На пятом курсе мне пришлось слушать лекции Первозванского. Что именно он читал, напрочь вылетело у меня из головы (как и вообще вся наука). Мерещатся какие-то стохастические процессы, дифференциально-интегральные уравнения. Экзамен я сдавал ему досрочно. Комната на кафедре плохо соответствовала предмету разговора, очень теоретическому: рядом был чуть ли не станок, и я совершенно не понимал, что он делает на нашей кафедре. Я рассказал всё, что надо; начались дополнительные вопросы. Всё шло гладко, пока Первозванский не предложил мне написать передаточную функцию какого-то процесса. Пропотев положенные минуты, я сдался.
— Пятерку я вам поставлю, — сказал Первозванский, — но вы — не то, что мне о вас говорили. Я и сам не могу написать эту передаточную функцию.
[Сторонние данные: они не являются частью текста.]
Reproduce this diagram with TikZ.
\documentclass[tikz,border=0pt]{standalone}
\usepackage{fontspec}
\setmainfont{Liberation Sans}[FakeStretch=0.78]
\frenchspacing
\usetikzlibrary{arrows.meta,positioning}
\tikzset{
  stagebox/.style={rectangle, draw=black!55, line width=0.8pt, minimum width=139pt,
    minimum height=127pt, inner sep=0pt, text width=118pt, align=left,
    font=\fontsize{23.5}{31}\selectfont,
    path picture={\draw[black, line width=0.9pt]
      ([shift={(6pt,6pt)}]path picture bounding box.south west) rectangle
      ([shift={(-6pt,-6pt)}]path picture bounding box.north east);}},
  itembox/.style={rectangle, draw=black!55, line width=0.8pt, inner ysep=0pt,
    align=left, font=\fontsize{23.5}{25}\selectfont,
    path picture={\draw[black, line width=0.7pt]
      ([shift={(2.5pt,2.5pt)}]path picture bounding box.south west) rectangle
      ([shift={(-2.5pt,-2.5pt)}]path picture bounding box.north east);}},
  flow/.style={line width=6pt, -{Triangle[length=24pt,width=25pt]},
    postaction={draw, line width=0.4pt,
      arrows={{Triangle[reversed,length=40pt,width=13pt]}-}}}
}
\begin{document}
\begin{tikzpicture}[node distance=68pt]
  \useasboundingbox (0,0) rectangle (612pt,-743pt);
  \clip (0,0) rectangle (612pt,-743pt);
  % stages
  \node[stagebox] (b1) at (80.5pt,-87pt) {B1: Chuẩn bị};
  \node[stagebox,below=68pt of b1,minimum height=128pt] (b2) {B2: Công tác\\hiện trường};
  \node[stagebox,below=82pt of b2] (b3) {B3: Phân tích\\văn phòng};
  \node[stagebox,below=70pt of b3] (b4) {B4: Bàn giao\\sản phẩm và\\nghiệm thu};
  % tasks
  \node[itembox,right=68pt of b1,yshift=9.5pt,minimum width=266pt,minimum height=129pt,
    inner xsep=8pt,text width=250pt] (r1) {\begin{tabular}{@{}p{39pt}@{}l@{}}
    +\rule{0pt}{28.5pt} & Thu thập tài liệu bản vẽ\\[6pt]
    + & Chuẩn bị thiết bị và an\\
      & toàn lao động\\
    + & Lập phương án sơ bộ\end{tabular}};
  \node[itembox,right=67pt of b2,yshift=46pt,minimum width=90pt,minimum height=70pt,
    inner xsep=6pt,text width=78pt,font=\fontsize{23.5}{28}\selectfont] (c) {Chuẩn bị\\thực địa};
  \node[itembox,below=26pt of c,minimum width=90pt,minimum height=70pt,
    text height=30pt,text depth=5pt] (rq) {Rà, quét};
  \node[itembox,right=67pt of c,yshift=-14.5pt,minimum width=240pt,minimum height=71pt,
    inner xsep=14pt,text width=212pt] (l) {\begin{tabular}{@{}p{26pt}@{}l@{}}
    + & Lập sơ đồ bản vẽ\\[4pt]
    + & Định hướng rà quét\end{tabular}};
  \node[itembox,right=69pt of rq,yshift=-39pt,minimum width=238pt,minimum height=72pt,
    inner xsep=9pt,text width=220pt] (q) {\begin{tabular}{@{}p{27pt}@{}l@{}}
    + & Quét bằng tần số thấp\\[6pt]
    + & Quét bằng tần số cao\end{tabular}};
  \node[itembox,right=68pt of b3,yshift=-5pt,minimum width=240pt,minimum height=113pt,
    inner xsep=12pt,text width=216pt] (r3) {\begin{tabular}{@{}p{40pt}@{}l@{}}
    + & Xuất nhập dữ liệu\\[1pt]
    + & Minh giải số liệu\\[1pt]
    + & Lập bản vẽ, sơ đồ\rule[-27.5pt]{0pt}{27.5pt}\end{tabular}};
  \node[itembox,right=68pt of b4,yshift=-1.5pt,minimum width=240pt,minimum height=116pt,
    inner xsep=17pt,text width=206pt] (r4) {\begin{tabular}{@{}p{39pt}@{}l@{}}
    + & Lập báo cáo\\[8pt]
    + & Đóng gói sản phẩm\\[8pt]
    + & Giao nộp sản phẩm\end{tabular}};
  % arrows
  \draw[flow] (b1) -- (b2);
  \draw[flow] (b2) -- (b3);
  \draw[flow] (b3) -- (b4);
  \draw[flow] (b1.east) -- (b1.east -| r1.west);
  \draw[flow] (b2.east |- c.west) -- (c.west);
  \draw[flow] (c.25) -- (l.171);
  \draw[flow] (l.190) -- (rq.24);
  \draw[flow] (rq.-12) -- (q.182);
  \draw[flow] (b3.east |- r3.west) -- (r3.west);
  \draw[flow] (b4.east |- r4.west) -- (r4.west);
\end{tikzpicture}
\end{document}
Каков, однако ж, профессор! Хотел, выходит, чтобы студент прямо на экзамене решил научную проблему. Или, может быть, хотел услышать доказательство того, что она, эта проблема, неразрешима. Высоко же он меня ставил. А кто и что мог ему говорить обо мне, этого я так и не выяснил. Не иначе как отец одной из девушек, за которыми я ухаживал, тоже профессор. Не ясно только, кто именно. В моем хороводе профессорских дочек было несколько.